As for pinks smallish pinks streamers are your best bet.Just a size six or eight hook , a tinsel body and a pink wing of the material of your choice. I have a box full of different fancy patterns and I rarley do any better than the fishers that keep it simple. But sometimes if the pinks a pressured throw something in green or blue and it can make a difference.

BWO
03-22-2003 01:10 PM
kjackson
What's a good baitfish imitation?

Here's a question for all you salt experts-- I'm getting ready for the upcoming season, which should be gangbusters, and am trying to get some tying done when I have a little slack.

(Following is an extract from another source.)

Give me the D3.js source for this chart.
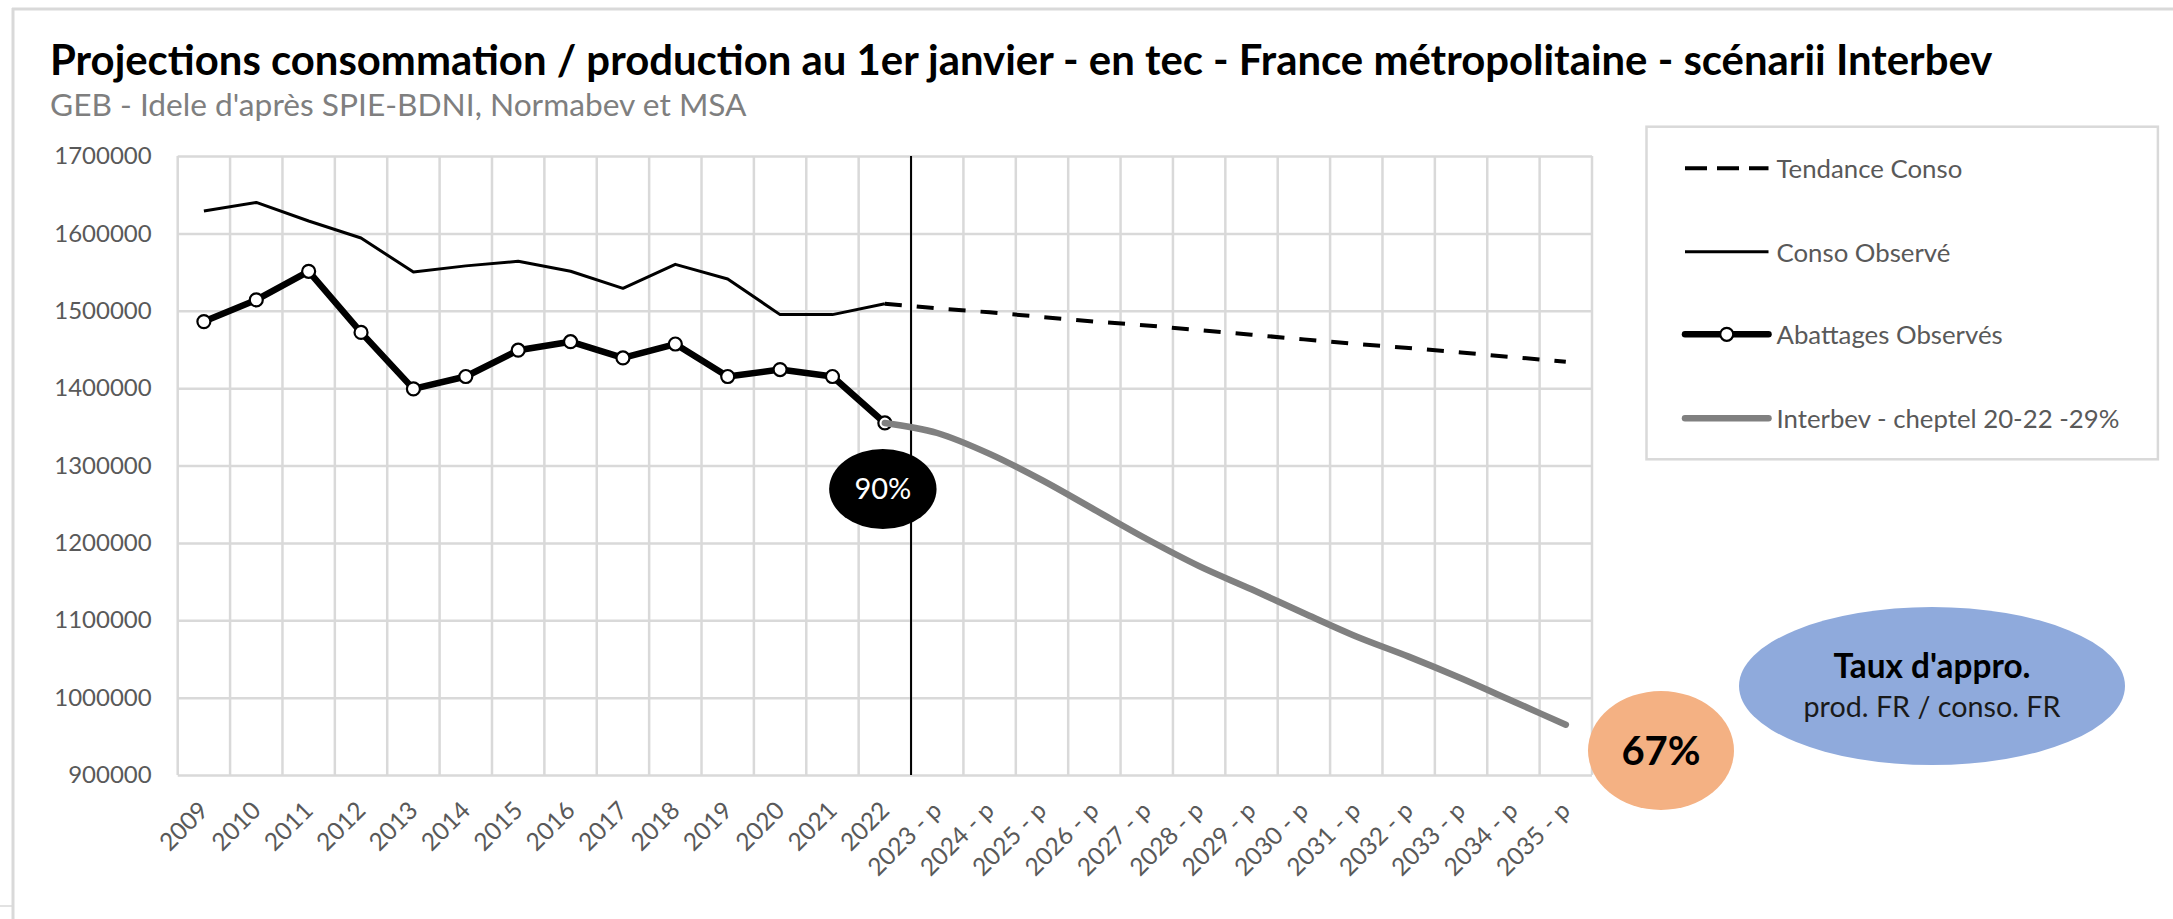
<!DOCTYPE html>
<html>
<head>
<meta charset="utf-8">
<script src="https://cdn.jsdelivr.net/npm/d3@7"></script>
<style>
body { margin: 0; background: #fff; }
svg text { font-family: Lato, "Open Sans", sans-serif; }
</style>
</head>
<body>
<svg id="chart" width="2173" height="919"></svg>
<script>
// categories (x axis)
var years = ["2009","2010","2011","2012","2013","2014","2015","2016","2017","2018","2019","2020","2021","2022",
  "2023 - p","2024 - p","2025 - p","2026 - p","2027 - p","2028 - p","2029 - p","2030 - p","2031 - p","2032 - p","2033 - p","2034 - p","2035 - p"];
var obsYears = years.slice(0, 14);   // 2009 .. 2022
var projYears = years.slice(13);     // 2022 .. 2035 - p

// series (tec)
var consoObserve = [1629000,1640000,1616000,1594000,1550000,1558000,1564000,1551000,1529000,1560000,1541000,1495000,1495000,1509000];
var abattagesObserves = [1486000,1514000,1551000,1472000,1399000,1415000,1449000,1460000,1439000,1457000,1415000,1424000,1415000,1355000];
var tendanceConso = [1509000,1503000,1498000,1492000,1486000,1481000,1475000,1469000,1463000,1457000,1452000,1446000,1440000,1434000];
var interbev = [1355000,1342000,1315000,1281000,1243000,1205000,1170000,1140000,1109000,1079000,1053000,1025000,995000,965000];

var yTicks = [900000,1000000,1100000,1200000,1300000,1400000,1500000,1600000,1700000];

var legendNames = ["Tendance Conso","Conso Observé","Abattages Observés","Interbev - cheptel 20-22 -29%"];
var ratioStart = "90%", ratioEnd = "67%";

var svg = d3.select("#chart");

var pLeft = 177.7, pRight = 1592, pTop = 156, pBottom = 775;

var x = d3.scaleBand().domain(years).range([pLeft, pRight]).padding(0);
var y = d3.scaleLinear().domain([900000, 1700000]).range([pBottom, pTop]);
var cx = function(c) { return x(c) + x.bandwidth() / 2; };

function fit(sel, w) {
  var cur = sel.node().getComputedTextLength();
  var fs = parseFloat(sel.attr("font-size"));
  sel.attr("font-size", fs * w / cur);
  return sel;
}

// chart frame
svg.append("line").attr("x1", 13).attr("x2", 13).attr("y1", 8).attr("y2", 919)
  .attr("stroke", "#d9d9d9").attr("stroke-width", 3);
svg.append("line").attr("x1", 12).attr("x2", 2173).attr("y1", 9).attr("y2", 9)
  .attr("stroke", "#d9d9d9").attr("stroke-width", 3);
svg.append("line").attr("x1", 0).attr("x2", 12).attr("y1", 906).attr("y2", 906)
  .attr("stroke", "#d9d9d9").attr("stroke-width", 1.5);

// titles
fit(svg.append("text").attr("x", 50).attr("y", 75).attr("font-size", 36).attr("font-weight", "bold")
  .attr("fill", "#000")
  .text("Projections consommation / production au 1er janvier - en tec - France métropolitaine - scénarii Interbev"), 1943);
fit(svg.append("text").attr("x", 50).attr("y", 116).attr("font-size", 26).attr("fill", "#7f7f7f")
  .text("GEB - Idele d'après SPIE-BDNI, Normabev et MSA"), 697);

// horizontal grid
var gridH = svg.append("g").attr("transform", "translate(" + pLeft + ",0)")
  .call(d3.axisLeft(y).tickValues(yTicks).tickSize(-(pRight - pLeft)).tickFormat(""));
gridH.select(".domain").remove();
gridH.selectAll("line").attr("stroke", "#d9d9d9").attr("stroke-width", 2.5);

// vertical grid at category boundaries
svg.append("g").selectAll("line").data(d3.range(years.length + 1)).join("line")
  .attr("x1", function(i) { return pLeft + i * x.step(); })
  .attr("x2", function(i) { return pLeft + i * x.step(); })
  .attr("y1", y(1700000)).attr("y2", y(900000))
  .attr("stroke", "#d9d9d9").attr("stroke-width", 2.5);

// y labels
var yAxis = svg.append("g").attr("transform", "translate(" + pLeft + ",0)")
  .call(d3.axisLeft(y).tickValues(yTicks).tickSize(0).tickPadding(26).tickFormat(d3.format("d")));
yAxis.select(".domain").remove();
yAxis.selectAll("text").attr("font-size", 24).attr("fill", "#595959").attr("font-family", "Lato");

// x labels
var xAxis = svg.append("g").attr("transform", "translate(0," + pBottom + ")")
  .call(d3.axisBottom(x).tickSize(0));
xAxis.select(".domain").remove();
xAxis.selectAll("text").attr("font-size", 24.5).attr("fill", "#595959").attr("font-family", "Lato")
  .attr("x", 0).attr("y", 0).attr("dy", null)
  .style("text-anchor", "end")
  .attr("transform", "translate(6,37) rotate(-45)");

// divider observed / projected
svg.append("line")
  .attr("x1", x("2023 - p")).attr("x2", x("2023 - p"))
  .attr("y1", y(1700000)).attr("y2", y(900000))
  .attr("stroke", "#000").attr("stroke-width", 2);

var line = d3.line().x(function(d) { return cx(d[0]); }).y(function(d) { return y(d[1]); });
var smooth = d3.line().curve(d3.curveMonotoneX).x(function(d) { return cx(d[0]); }).y(function(d) { return y(d[1]); });

var consoData = d3.zip(obsYears, consoObserve);
var abatData = d3.zip(obsYears, abattagesObserves);
var tendData = d3.zip(projYears, tendanceConso);
var interData = d3.zip(projYears, interbev);

svg.append("path").datum(consoData).attr("d", line)
  .attr("fill", "none").attr("stroke", "#000").attr("stroke-width", 3).attr("stroke-linejoin", "round");

svg.append("path").datum(abatData).attr("d", line)
  .attr("fill", "none").attr("stroke", "#000").attr("stroke-width", 6.5).attr("stroke-linejoin", "round");
svg.append("g").selectAll("circle").data(abatData).join("circle")
  .attr("cx", function(d) { return cx(d[0]); }).attr("cy", function(d) { return y(d[1]); })
  .attr("r", 6.5).attr("fill", "#fff").attr("stroke", "#000").attr("stroke-width", 2.2);

svg.append("path").datum(interData).attr("d", smooth)
  .attr("fill", "none").attr("stroke", "#808080").attr("stroke-width", 6.5).attr("stroke-linecap", "round");

svg.append("path").datum(tendData).attr("d", line)
  .attr("fill", "none").attr("stroke", "#000").attr("stroke-width", 4).attr("stroke-dasharray", "17,15");

// legend
var lg = svg.append("g");
lg.append("rect").attr("x", 1646.5).attr("y", 126.7).attr("width", 511.4).attr("height", 332.6)
  .attr("fill", "#fff").attr("stroke", "#d9d9d9").attr("stroke-width", 2.5);
var rowY = [168.3, 251.7, 334.3, 418.3];
var sx1 = 1685, sx2 = 1768.5;
lg.append("line").attr("x1", sx1).attr("x2", sx2).attr("y1", rowY[0]).attr("y2", rowY[0])
  .attr("stroke", "#000").attr("stroke-width", 4).attr("stroke-dasharray", "22,10");
lg.append("line").attr("x1", sx1).attr("x2", sx2).attr("y1", rowY[1]).attr("y2", rowY[1])
  .attr("stroke", "#000").attr("stroke-width", 3);
lg.append("line").attr("x1", sx1).attr("x2", sx2).attr("y1", rowY[2]).attr("y2", rowY[2])
  .attr("stroke", "#000").attr("stroke-width", 6.5).attr("stroke-linecap", "round");
lg.append("circle").attr("cx", (sx1 + sx2) / 2).attr("cy", rowY[2]).attr("r", 6.5)
  .attr("fill", "#fff").attr("stroke", "#000").attr("stroke-width", 2.2);
lg.append("line").attr("x1", sx1).attr("x2", sx2).attr("y1", rowY[3]).attr("y2", rowY[3])
  .attr("stroke", "#808080").attr("stroke-width", 6.5).attr("stroke-linecap", "round");
var lt = lg.selectAll("text.lt").data(legendNames).join("text").attr("class", "lt")
  .attr("x", 1776.5).attr("y", function(d, i) { return rowY[i] + 10; })
  .attr("font-size", 26).attr("fill", "#595959").text(function(d) { return d; });
var lastW = lt.filter(function(d, i) { return i === 3; }).node().getComputedTextLength();
lt.attr("font-size", 26 * 343 / lastW);

// ratio bubbles
var b1x = cx("2022"), b1y = y(abattagesObserves[13]) + 66;
svg.append("ellipse").attr("cx", b1x - 2).attr("cy", b1y).attr("rx", 53.7).attr("ry", 40).attr("fill", "#000");
svg.append("text").attr("x", b1x - 2).attr("y", b1y + 10).attr("text-anchor", "middle")
  .attr("font-size", 29).attr("fill", "#fff").text(ratioStart);

svg.append("ellipse").attr("cx", 1661).attr("cy", 750.5).attr("rx", 73).attr("ry", 59.5).attr("fill", "#f4b183");
svg.append("text").attr("x", 1661).attr("y", 765).attr("text-anchor", "middle")
  .attr("font-size", 40).attr("font-weight", "bold").attr("fill", "#000").text(ratioEnd);

svg.append("ellipse").attr("cx", 1932).attr("cy", 686).attr("rx", 193).attr("ry", 79).attr("fill", "#8faadc");
fit(svg.append("text").attr("x", 1932).attr("y", 678).attr("text-anchor", "middle")
  .attr("font-size", 30).attr("font-weight", "bold").attr("fill", "#000").text("Taux d'appro."), 197);
fit(svg.append("text").attr("x", 1932).attr("y", 717).attr("text-anchor", "middle")
  .attr("font-size", 28).attr("fill", "#1a1a1a").text("prod. FR / conso. FR"), 257);
</script>
</body>
</html>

I've tied Clousers until they're coming out my ears, and I've tied Leland's popper, the Gurgler I use, and am now looking for a decent baitfish imitation.

What do you guys recommend for a herring imitation? How about for a candlefish? There are so many patterns out there that it's difficult to settle on one or two for a starting point-- it seems there are a number of different colors and combinations, and when you start in on the different types of real and artificial hairs, the number of potential patterns skyrockets.

What's your favorite salt pattern for salmon? What about a favorite pattern for pinks?